[Source code of charts]

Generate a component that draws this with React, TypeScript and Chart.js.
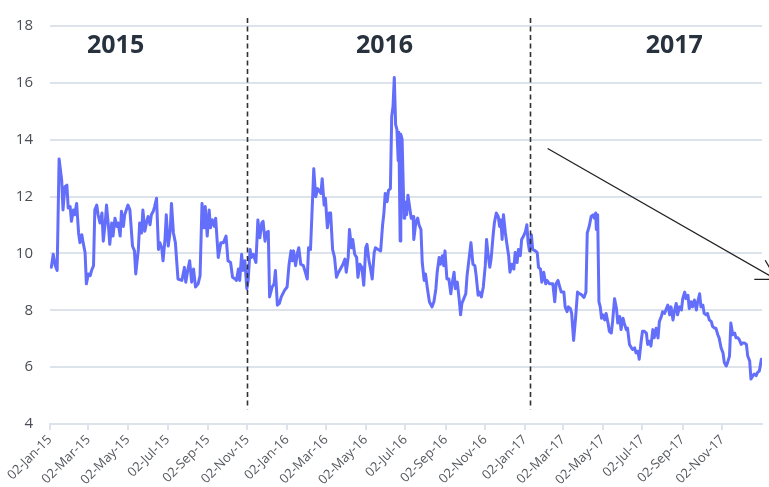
import React, { useEffect, useRef } from "react";
import { Chart, registerables } from "chart.js";

Chart.register(...registerables);

// Days since 02-Jan-2015 for each sampled point
const dayOffsets: number[] = [
  2, 5, 8, 11, 14, 18, 20, 23, 26, 28, 31, 33, 36, 38, 41, 44, 46, 49, 51, 54,
  56, 59, 62, 64, 67, 69, 72, 74, 77, 80, 82, 85, 87, 90, 92, 95, 97, 100, 103, 105,
  108, 110, 113, 115, 120, 123, 127, 130, 132, 136, 138, 141, 143, 146, 149, 151, 154, 156, 159, 161,
  164, 167, 169, 172, 174, 177, 179, 182, 185, 187, 190, 193, 197, 203, 207, 209, 212, 215, 218, 221,
  224, 228, 231, 234, 237, 239, 242, 245, 247, 250, 253, 255, 259, 263, 267,
  271, 274, 278, 281, 285, 287, 290, 292, 295, 297, 300, 303, 305, 308, 310, 313, 317, 320, 323, 326,
  328, 331, 333, 336, 338, 342, 345, 347, 350, 353, 356, 361, 365, 368, 371, 373, 375, 378, 381, 383,
  386, 390, 393, 396, 398, 401, 404, 406, 409, 412, 414, 417, 419, 422, 424, 427, 430, 432, 435, 438,
  441, 443, 447, 451, 454, 456, 459, 461, 464, 466, 469, 472, 474, 477, 480, 483, 486, 488, 491, 493,
  496, 499, 501, 505, 509, 512, 514, 516, 519, 521, 524, 526, 528, 530, 532, 534, 536, 537, 539, 540,
  542, 545, 546, 549, 551,
  556, 559, 560, 563, 566, 568, 571, 573, 576, 578, 581, 584, 588, 591, 594, 596, 599, 601, 604, 606,
  608, 611, 614, 617, 619, 622, 624, 627, 630, 632, 634, 637, 640, 642, 645, 648, 651, 654, 656, 659,
  661, 664, 667, 670, 672, 674, 677, 679, 682, 684, 687, 690, 692, 694, 696, 698, 701, 703, 706, 708,
  711, 714, 716, 719, 721, 724, 726, 729, 732, 734, 736, 738, 741, 743, 747, 750, 752, 755, 757, 760,
  763, 765, 769, 774, 777, 779, 782, 784, 787, 791, 793, 796, 798, 801, 803, 806, 809, 812, 814, 818,
  822,
  825, 827, 830, 833, 836, 838, 840, 841, 843, 845, 847, 849, 851, 854, 856, 859, 861, 864, 866, 869,
  872, 874, 877, 879, 882, 884, 887, 889, 892, 895, 897, 900, 902, 905, 907, 910, 912, 915, 918, 920,
  923, 925, 928, 930, 933, 936, 938, 941, 943, 946, 948, 951, 954, 956, 959, 961, 964, 966, 969, 972,
  974, 977, 979, 982, 984, 987, 989, 992, 995, 997, 1000, 1002, 1005, 1007, 1010, 1012, 1015, 1018, 1020, 1023,
  1025, 1028, 1030, 1033, 1036, 1038, 1041, 1043, 1046, 1048, 1051, 1054, 1056, 1059, 1061, 1064, 1066, 1069, 1072, 1074,
  1077, 1079, 1082, 1084, 1087, 1089, 1092, 1095,
];

const seriesValues: number[] = [
  9.51, 9.97, 9.58, 9.4, 13.32, 12.57, 11.53, 12.35, 12.4, 11.6, 11.65, 11.13, 11.53, 11.36, 11.76, 10.72, 10.38, 10.66, 10.38, 10.03,
  8.93, 9.28, 9.22, 9.4, 9.57, 11.53, 11.7, 11.36, 11.07, 11.42, 10.43, 11.07, 11.7, 10.95, 10.32, 11.07, 10.61, 11.24, 10.95, 11.07,
  10.61, 11.48, 10.95, 11.36, 11.7, 11.53, 10.26, 10.09, 9.28, 10.14, 11.07, 10.72, 11.53, 10.78, 11.13, 11.3, 11.01, 11.36, 11.48, 11.65,
  11.94, 10.14, 10.38, 10.2, 9.74, 10.49, 11.36, 10.26, 10.78, 11.76, 10.72, 10.38, 9.1, 9.05, 9.51, 8.99, 9.4, 9.74, 8.99, 9.45,
  8.82, 8.93, 9.22, 11.76, 10.9, 11.65, 10.61, 11.53, 10.9, 11.18, 10.95, 11.24, 9.86, 10.38, 10.38,
  10.61, 9.74, 9.68, 9.16, 9.1, 9.05, 9.45, 9.05, 9.97, 9.4, 9.74, 8.76, 9.05, 10.14, 9.86, 9.97, 9.68, 11.18, 10.55, 11.07,
  11.13, 10.43, 10.72, 10.78, 8.47, 8.82, 8.93, 9.4, 8.18, 8.24, 8.47, 8.7, 8.82, 9.62, 10.09, 9.74, 10.09, 9.57, 10.03, 10.2,
  9.62, 9.57, 9.34, 9.1, 10.2, 10.14, 11.82, 12.98, 11.99, 12.28, 12.22, 12.11, 12.63, 11.7, 11.94, 10.9, 11.42, 11.42, 10.14, 9.86,
  9.16, 9.28, 9.45, 9.62, 9.8, 9.34, 9.86, 10.84, 10.2, 10.49, 9.97, 9.86, 9.16, 9.62, 9.51, 8.88, 10.2, 10.32, 9.74, 9.51,
  9.1, 10.03, 10.2, 10.14, 10.09, 11.01, 11.42, 12.11, 11.82, 12.22, 12.28, 14.82, 15.17, 16.19, 14.53, 14.36, 13.26, 14.26, 10.44, 14.19,
  14.01, 11.24, 11.82, 11.36, 12.05,
  11.24, 11.3, 10.49, 11.07, 11.24, 11.01, 10.84, 9.68, 9.05, 9.28, 8.76, 8.3, 8.12, 8.3, 8.76, 9.34, 9.86, 9.62, 9.92, 9.57,
  10.09, 9.1, 9.1, 8.58, 8.93, 9.34, 8.76, 8.99, 8.36, 7.84, 8.24, 8.41, 8.58, 9.22, 9.8, 10.38, 9.62, 9.57, 9.22, 8.53,
  8.64, 8.47, 8.82, 9.57, 10.49, 10.03, 9.51, 9.8, 10.61, 11.07, 11.42, 11.3, 10.95, 11.18, 10.49, 11.36, 10.72, 10.38, 9.92, 9.34,
  9.62, 9.45, 10.03, 9.68, 10.14, 9.92, 10.49, 10.61, 10.78, 11.01, 10.38, 10.09, 10.66, 10.14, 10.09, 10.03, 9.51, 9.45, 8.99, 9.34,
  8.93, 9.05, 8.93, 8.93, 8.3, 8.93, 9.05, 8.88, 8.64, 8.64, 8.12, 7.95, 8.12, 8.06, 7.89, 6.94, 7.72, 8.64, 8.6, 8.55,
  8.45,
  8.64, 10.72, 10.95, 11.3, 11.36, 11.24, 11.42, 10.84, 11.36, 8.3, 8.12, 7.72, 7.84, 7.66, 7.89, 7.55, 7.26, 7.2, 7.6, 8.41,
  8.06, 7.55, 7.78, 7.32, 7.72, 7.55, 7.32, 7.37, 6.8, 6.68, 6.62, 6.68, 6.5, 6.56, 6.28, 6.91, 7.26, 7.26, 7.2, 6.8,
  6.91, 6.74, 7.32, 7.03, 7.37, 7.03, 7.6, 7.78, 7.95, 7.89, 8.01, 8.18, 7.84, 8.12, 7.66, 7.95, 8.24, 7.84, 8.12, 8.01,
  8.41, 8.64, 8.41, 8.53, 8.06, 8.3, 8.12, 8.36, 8.01, 8.3, 8.58, 8.12, 8.18, 7.89, 7.84, 7.89, 7.66, 7.6, 7.43, 7.37,
  7.37, 7.14, 7.03, 6.68, 6.5, 6.16, 6.04, 6.16, 6.39, 7.55, 7.14, 7.2, 7.03, 7.03, 6.97, 6.8, 6.85, 6.85, 6.8, 6.39,
  6.22, 5.58, 5.7, 5.76, 5.7, 5.81, 5.87, 6.28,
];

const tickLabels: string[] = [
  "02-Jan-15", "02-Mar-15", "02-May-15", "02-Jul-15", "02-Sep-15", "02-Nov-15",
  "02-Jan-16", "02-Mar-16", "02-May-16", "02-Jul-16", "02-Sep-16", "02-Nov-16",
  "02-Jan-17", "02-Mar-17", "02-May-17", "02-Jul-17", "02-Sep-17", "02-Nov-17",
];

const yTicks: number[] = [4, 6, 8, 10, 12, 14, 16, 18];

const yearLabels: string[] = ["2015", "2016", "2017"];
const yearLabelDays: number[] = [101, 515, 961];
const yearLabelValue = 17.3;

const dividerDays: number[] = [303, 739];
const dividerSpan: number[] = [18.28, 4.52];

const arrowStart: number[] = [766, 13.69];
const arrowEnd: number[] = [1118, 9.09];

const MONTHS = ["Jan", "Feb", "Mar", "Apr", "May", "Jun", "Jul", "Aug", "Sep", "Oct", "Nov", "Dec"];
const BASE = Date.UTC(2015, 0, 2);
function labelToDay(lbl: string): number {
  const [d, m, y] = lbl.split("-");
  const t = Date.UTC(2000 + parseInt(y, 10), MONTHS.indexOf(m), parseInt(d, 10));
  return Math.round((t - BASE) / 86400000);
}
const tickDays = tickLabels.map(labelToDay);

const FONT = "'Open Sans', 'Noto Sans', sans-serif";

const overlayPlugin = {
  id: "overlay",
  afterDatasetsDraw(chart: any) {
    const { ctx, scales } = chart;
    const x = scales.x;
    const y = scales.y;
    ctx.save();
    // dashed dividers
    ctx.strokeStyle = "#2d3136";
    ctx.lineWidth = 1.6;
    ctx.setLineDash([5, 3.5]);
    for (const d of dividerDays) {
      const px = Math.round(x.getPixelForValue(d)) + 0.5;
      ctx.beginPath();
      ctx.moveTo(px, y.getPixelForValue(dividerSpan[0]));
      ctx.lineTo(px, y.getPixelForValue(dividerSpan[1]));
      ctx.stroke();
    }
    ctx.setLineDash([]);
    // year labels
    ctx.fillStyle = "#28323e";
    ctx.font = `bold 25px ${FONT}`;
    ctx.textAlign = "center";
    ctx.textBaseline = "middle";
    yearLabels.forEach((t, i) => {
      ctx.fillText(t, x.getPixelForValue(yearLabelDays[i]), y.getPixelForValue(yearLabelValue));
    });
    // arrow
    const x0 = x.getPixelForValue(arrowStart[0]);
    const y0 = y.getPixelForValue(arrowStart[1]);
    const x1 = x.getPixelForValue(arrowEnd[0]);
    const y1 = y.getPixelForValue(arrowEnd[1]);
    ctx.strokeStyle = "#222222";
    ctx.lineWidth = 1.3;
    ctx.beginPath();
    ctx.moveTo(x0, y0);
    ctx.lineTo(x1, y1);
    const ang = Math.atan2(y1 - y0, x1 - x0);
    const len = 22;
    for (const s of [-1, 1]) {
      const a = ang + Math.PI + (s * Math.PI) / 6;
      ctx.moveTo(x1, y1);
      ctx.lineTo(x1 + len * Math.cos(a), y1 + len * Math.sin(a));
    }
    ctx.stroke();
    ctx.restore();
  },
};

export default function App() {
  const ref = useRef<HTMLCanvasElement | null>(null);
  useEffect(() => {
    if (!ref.current) return;
    const chart = new Chart(ref.current, {
      type: "line",
      data: {
        datasets: [
          {
            data: dayOffsets.map((d, i) => ({ x: d, y: seriesValues[i] })),
            borderColor: "#636efa",
            borderWidth: 3,
            pointRadius: 0,
            tension: 0,
            borderJoinStyle: "round",
            borderCapStyle: "round",
          },
        ],
      },
      options: {
        animation: false,
        responsive: false,
        devicePixelRatio: 1,
        layout: { padding: { top: 20, right: 7, left: 0, bottom: 0 } },
        plugins: { legend: { display: false }, tooltip: { enabled: false } },
        scales: {
          x: {
            type: "linear",
            min: 0,
            max: 1096,
            afterBuildTicks: (scale: any) => {
              scale.ticks = tickDays.map((v) => ({ value: v }));
            },
            afterFit: (scale: any) => {
              scale.height = 63;
            },
            ticks: {
              autoSkip: false,
              minRotation: 45,
              maxRotation: 45,
              padding: 2,
              color: "#54585e",
              font: { family: FONT, size: 13 },
              callback: (_v: any, i: number) => tickLabels[i],
            },
            grid: {
              display: true,
              drawOnChartArea: false,
              drawTicks: true,
              tickLength: 6,
              color: "#dde3ea",
              lineWidth: 2,
            },
            border: { display: true, color: "#dde3ea", width: 2 },
          },
          y: {
            min: 4,
            max: 18,
            afterBuildTicks: (scale: any) => {
              scale.ticks = yTicks.map((v) => ({ value: v }));
            },
            afterFit: (scale: any) => {
              scale.width = 50;
            },
            ticks: {
              padding: 17,
              color: "#4a4e54",
              font: { family: FONT, size: 15 },
            },
            grid: { color: "#dde3ea", lineWidth: 2, drawTicks: false },
            border: { display: false },
          },
        },
      },
      plugins: [overlayPlugin],
    });
    return () => chart.destroy();
  }, []);
  return (
    <canvas
      ref={ref}
      width={769}
      height={487}
      style={{ position: "absolute", left: 0, top: 0, width: 769, height: 487, display: "block" }}
    />
  );
}
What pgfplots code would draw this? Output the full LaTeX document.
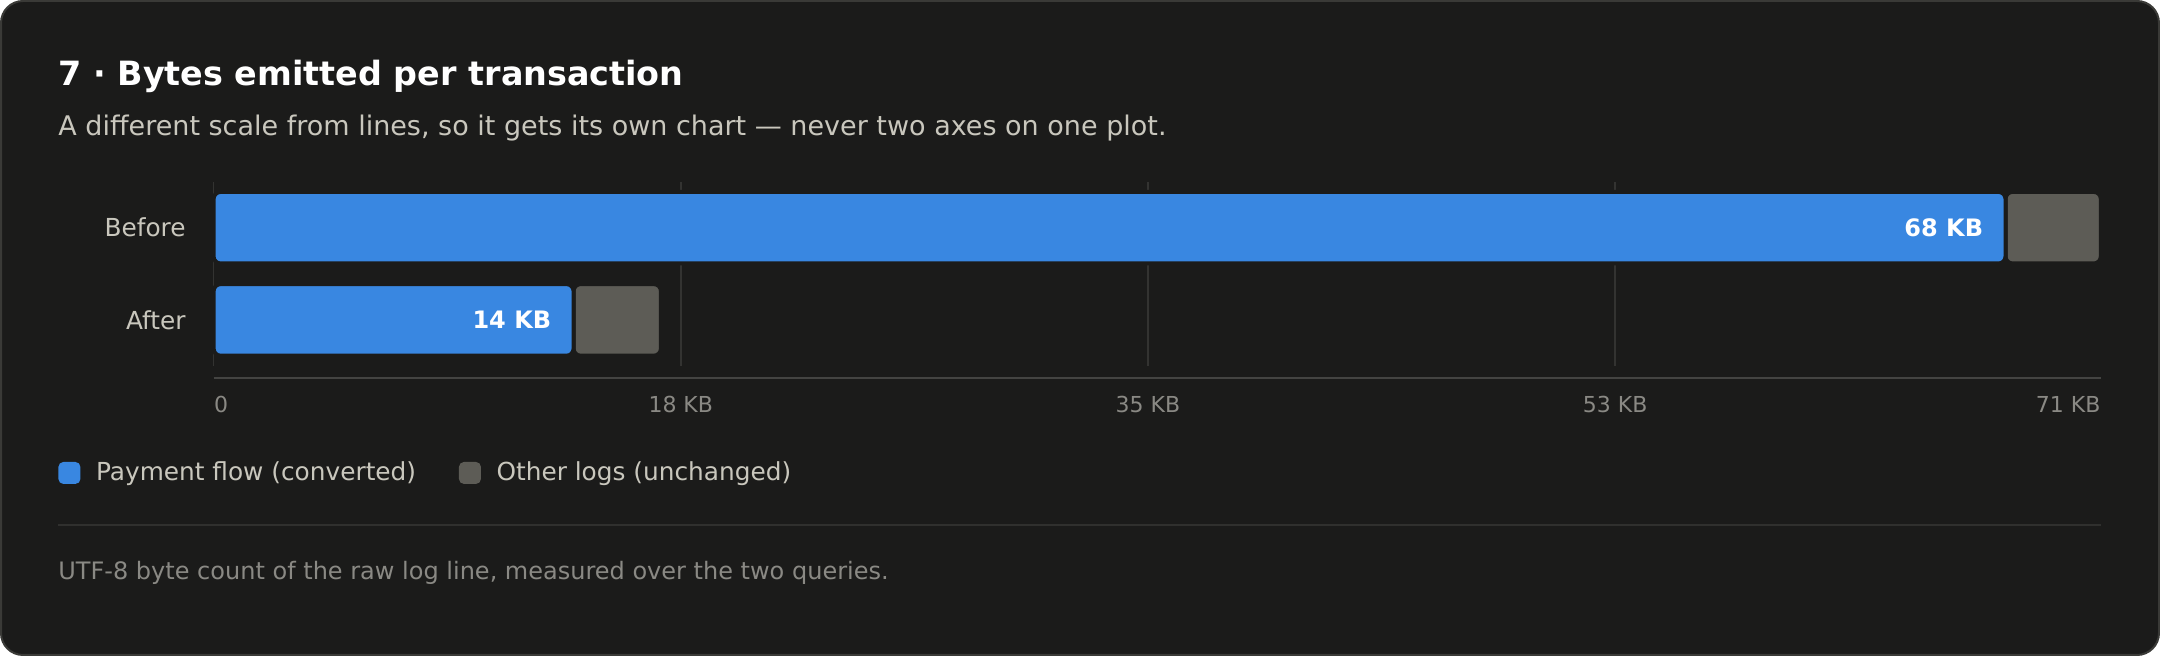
\documentclass[border=0pt]{standalone}
\usepackage{fontspec}
\setmainfont{DejaVu Sans}
\usepackage{pgfplots}
\pgfplotsset{compat=1.18}

\definecolor{cardbg}{HTML}{1B1B1A}
\definecolor{cardedge}{HTML}{3A3A37}
\definecolor{flowblue}{HTML}{3987E1}
\definecolor{othergray}{HTML}{5D5C56}
\definecolor{subtext}{HTML}{C9C7BD}
\definecolor{mutedtext}{HTML}{8A8984}
\definecolor{gridc}{HTML}{333331}
\definecolor{axisc}{HTML}{444442}
\definecolor{rulec}{HTML}{30302E}

\begin{document}
\begin{tikzpicture}
% card (top-left corner at 0,0; one unit = 1pt)
\draw[cardedge, fill=cardbg, line width=1pt, rounded corners=11pt] (0.5pt,-0.5pt) rectangle (1079.5pt,-327.5pt);
\node[anchor=base west, inner sep=0pt, text=white, font=\fontsize{16.7}{20}\selectfont\bfseries] at (29pt,-43pt) {7 · Bytes emitted per transaction};
\node[anchor=base west, inner sep=0pt, text=subtext, font=\fontsize{13.5}{16}\selectfont] at (29pt,-68pt) {A different scale from lines, so it gets its own chart — never two axes on one plot.};

\begin{axis}[
    name=ax,
    at={(106.8pt,-183pt)}, anchor=south west,
    scale only axis, width=943.6pt, height=92.2pt,
    xmin=0, xmax=71.3, ymin=-0.5, ymax=1.5,
    clip=false,
    xbar stacked, bar width=35.8pt,
    axis line style={draw=none},
    major tick length=0pt,
    xtick={0,17.65,35.3,52.95}, xticklabels={},
    xmajorgrids, grid style={gridc, line width=0.8pt},
    ytick={0,1}, yticklabels={After,Before},
    yticklabel style={text=subtext, font=\fontsize{12.4}{15}\selectfont, inner sep=0pt, xshift=-13.8pt},
    legend columns=2,
    legend style={at={(axis description cs:-0.08245,-0.580)}, anchor=west,
        draw=none, fill=none, inner sep=0pt, text=subtext,
        font=\fontsize{12.4}{15}\selectfont,
        /tikz/every even column/.append style={column sep=19.4pt}},
    legend image code/.code={
        \fill[#1, draw=none, rounded corners=2.5pt] (0pt,-5.5pt) rectangle (11pt,5.5pt);
        \path (15.8pt,0pt);},
]
    % KB per transaction: Before (y=1), After (y=0)
    \addplot[fill=flowblue, draw=cardbg, line width=2pt, rounded corners=3.5pt] coordinates {
        (67.7,1)
        (13.6,0)
    };
    \addlegendentry{Payment flow (converted)}
    \addplot[fill=othergray, draw=cardbg, line width=2pt, rounded corners=3.5pt] coordinates {
        (3.6,1)
        (3.3,0)
    };
    \addlegendentry{Other logs (unchanged)}

    \coordinate (vBefore) at (axis cs:67.7,1);
    \coordinate (vAfter) at (axis cs:13.6,0);

    \node[anchor=base west, yshift=-23.2pt, inner sep=0pt, text=mutedtext, font=\fontsize{11}{13}\selectfont] at (axis cs:0,-0.5) {0};
    \node[anchor=base, yshift=-23.2pt, inner sep=0pt, text=mutedtext, font=\fontsize{11}{13}\selectfont] at (axis cs:17.65,-0.5) {18 KB};
    \node[anchor=base, yshift=-23.2pt, inner sep=0pt, text=mutedtext, font=\fontsize{11}{13}\selectfont] at (axis cs:35.3,-0.5) {35 KB};
    \node[anchor=base, yshift=-23.2pt, inner sep=0pt, text=mutedtext, font=\fontsize{11}{13}\selectfont] at (axis cs:52.95,-0.5) {53 KB};
    \node[anchor=base east, yshift=-23.2pt, inner sep=0pt, text=mutedtext, font=\fontsize{11}{13}\selectfont] at (axis cs:71.3,-0.5) {71 KB};
\end{axis}

% value labels on top of the stacked bars
\node[anchor=east, xshift=-11pt, inner sep=0pt, text=white, font=\fontsize{12}{14}\selectfont\bfseries] at (vBefore) {68 KB};
\node[anchor=east, xshift=-11pt, inner sep=0pt, text=white, font=\fontsize{12}{14}\selectfont\bfseries] at (vAfter) {14 KB};

% baseline rule under the bars, separator and footnote
\draw[axisc, line width=1pt] (106.8pt,-189.2pt) -- (1050.4pt,-189.2pt);
\draw[rulec, line width=1pt] (29pt,-262.5pt) -- (1050.4pt,-262.5pt);
\node[anchor=base west, inner sep=0pt, text=mutedtext, font=\fontsize{12}{14}\selectfont] at (29pt,-290pt) {UTF-8 byte count of the raw log line, measured over the two queries.};
\end{tikzpicture}
\end{document}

> **Task directions**: Copy every line above in which the string "this" shows up.

> **Result of the task**:
Generate a component that draws this with React, TypeScript and Chart.js.
What pgfplots code would draw this? Output the full LaTeX document.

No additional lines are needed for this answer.